By now, you have likely seen an explosion of products labeled “gluten-free” in grocery stores and gluten-free recipes on the Internet. It is probably starting to make you curious. Is it a new kind of diet? Should everyone switch to a gluten-free diet to be healthier? Or is it just another diet fad? To get educated about it and to know if it’s the right kind of diet for you, here are the basic things you need to know:
‘Gluten’ defined
Gluten (Latin word for “glue”) is a protein composite found in wheat and other cereal grains. It gives elasticity to bread, helping it rise and keep its shape. Gluten is composed of two proteins, namely glutenin and gliadin, which cause inflammation in the small intestines of people with celiac disease.
What is celiac disease?
According to the Canadian Celiac Association, “Celiac disease is a medical condition in which the absorptive surface of the small intestine is damaged by gluten.” This inherited autoimmune disease leads to reduced absorption of important nutrients needed to maintain good health, which include Calcium, Iron, Vitamins A, D, E, K and Folate. Health Canada says that, “As many as 300,000 Canadians could have this disease; however, many remain undiagnosed.”

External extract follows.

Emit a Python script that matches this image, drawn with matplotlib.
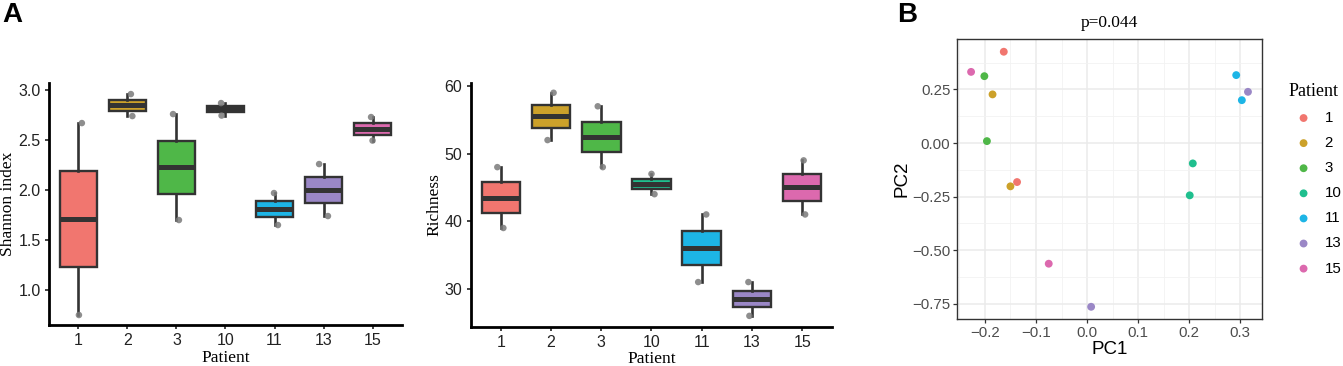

How do I know if I have the disease?
To know whether you have the disease or not, you can get yourself tested through a blood screening test. If the blood test result is positive, then a biopsy of the small intestine will be performed to confirm inflammation. It is important to get tested before making the switch to a new diet since a gluten-free diet can be frustrating, as it requires you to completely remove wheat and many whole grain foods from your diet and to constantly pay close attention to what you are eating. It is also more expensive.
The gluten-free (GF) diet
It is necessary for individuals diagnosed with celiac disease to stick to a gluten-free diet for the remainder of their lives to live healthier and to avoid illness. Those who do not have celiac disease, but have wheat allergies or gluten intolerance can also opt for gluten-free food, as eating food containing gluten can cause bloating, diarrhea, and flatulence.
If you do not have celiac disease or gluten sensitivity, you have the right to go gluten-free by all means, but there are things you need to know first. There has been no scientific evidence yet that proves that going gluten-free is indeed healthier. In an article written by registered dietitian Tanya Zuckerbot for Prevention.com, she said that, “A food billed as ‘gluten-free’ isn’t necessarily healthier. Gluten-free products can be high in calories, fat, and carbohydrates, and some people who go gluten-free actually gain weight.” You may also be at risk for nutritional deficiencies because a GF diet means removing grains, the largest food category, from your meals.
Here is a list of gluten-free foods from Mayo Clinic:
- Beans, seeds, nuts in their natural, unprocessed form
- Fresh eggs
- Fresh meats, fish and poultry (not breaded, batter-coated or marinated)
- Fruits and vegetables
- Most dairy products
- Amaranth
- Arrowroot
- Buckwheat
- Corn and cornmeal
- Flax
- Gluten-free flours (rice, soy, corn, potato, bean)
- Hominy (corn)
- Millet
- Quinoa
- Rice
- Sorghum
- Soy
- Tapioca
- Teff
If you are really decided to try a GF diet, just make sure to still maintain a well-balanced daily diet. It is also advisable to consult a doctor and a dietitian, who can provide you with a list of alternatives.